> _REQUIREMENTS_
Copy every line from the material below that holds "seaborn".

> _SOURCE MATERIAL_
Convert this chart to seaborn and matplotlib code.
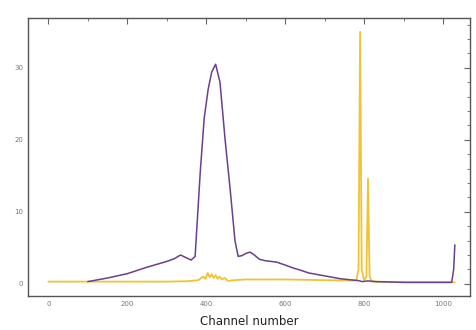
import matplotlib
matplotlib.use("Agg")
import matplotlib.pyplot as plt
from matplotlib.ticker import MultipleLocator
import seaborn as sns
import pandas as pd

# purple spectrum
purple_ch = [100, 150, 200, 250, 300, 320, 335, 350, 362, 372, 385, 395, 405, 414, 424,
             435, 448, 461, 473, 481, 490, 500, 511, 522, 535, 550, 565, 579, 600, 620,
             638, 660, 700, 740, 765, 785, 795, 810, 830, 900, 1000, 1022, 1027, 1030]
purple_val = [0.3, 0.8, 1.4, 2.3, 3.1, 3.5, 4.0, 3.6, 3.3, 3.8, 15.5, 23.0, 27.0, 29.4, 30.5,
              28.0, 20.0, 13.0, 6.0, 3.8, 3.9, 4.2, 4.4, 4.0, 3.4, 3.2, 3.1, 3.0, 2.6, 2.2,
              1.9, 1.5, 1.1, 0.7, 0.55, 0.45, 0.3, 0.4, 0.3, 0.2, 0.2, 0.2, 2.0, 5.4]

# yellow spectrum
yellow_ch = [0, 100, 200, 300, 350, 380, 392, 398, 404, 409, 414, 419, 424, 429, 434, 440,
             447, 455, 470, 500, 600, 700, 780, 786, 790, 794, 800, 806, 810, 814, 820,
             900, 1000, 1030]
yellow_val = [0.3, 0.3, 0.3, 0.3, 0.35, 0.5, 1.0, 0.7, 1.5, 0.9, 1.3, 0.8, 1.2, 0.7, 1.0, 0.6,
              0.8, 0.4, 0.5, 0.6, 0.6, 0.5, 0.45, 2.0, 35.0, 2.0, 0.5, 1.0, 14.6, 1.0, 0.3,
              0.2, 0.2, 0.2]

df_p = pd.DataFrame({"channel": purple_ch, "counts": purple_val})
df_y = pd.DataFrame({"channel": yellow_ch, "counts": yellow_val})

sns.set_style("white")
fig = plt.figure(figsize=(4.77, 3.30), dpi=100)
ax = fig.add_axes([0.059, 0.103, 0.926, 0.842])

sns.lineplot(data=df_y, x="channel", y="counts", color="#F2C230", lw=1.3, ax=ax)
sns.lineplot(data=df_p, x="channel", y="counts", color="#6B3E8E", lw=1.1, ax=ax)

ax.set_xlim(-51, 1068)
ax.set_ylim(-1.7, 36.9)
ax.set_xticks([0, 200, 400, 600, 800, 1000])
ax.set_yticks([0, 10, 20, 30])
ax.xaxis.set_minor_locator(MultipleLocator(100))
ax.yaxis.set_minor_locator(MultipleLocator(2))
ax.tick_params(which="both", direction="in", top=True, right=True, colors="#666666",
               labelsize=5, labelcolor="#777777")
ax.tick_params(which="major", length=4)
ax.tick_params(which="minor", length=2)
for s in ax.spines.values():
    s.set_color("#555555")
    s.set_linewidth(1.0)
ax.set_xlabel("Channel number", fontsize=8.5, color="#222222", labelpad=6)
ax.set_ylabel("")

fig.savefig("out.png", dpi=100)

> _WRITTEN ANSWER_
Convert this chart to seaborn and matplotlib code.
import seaborn as sns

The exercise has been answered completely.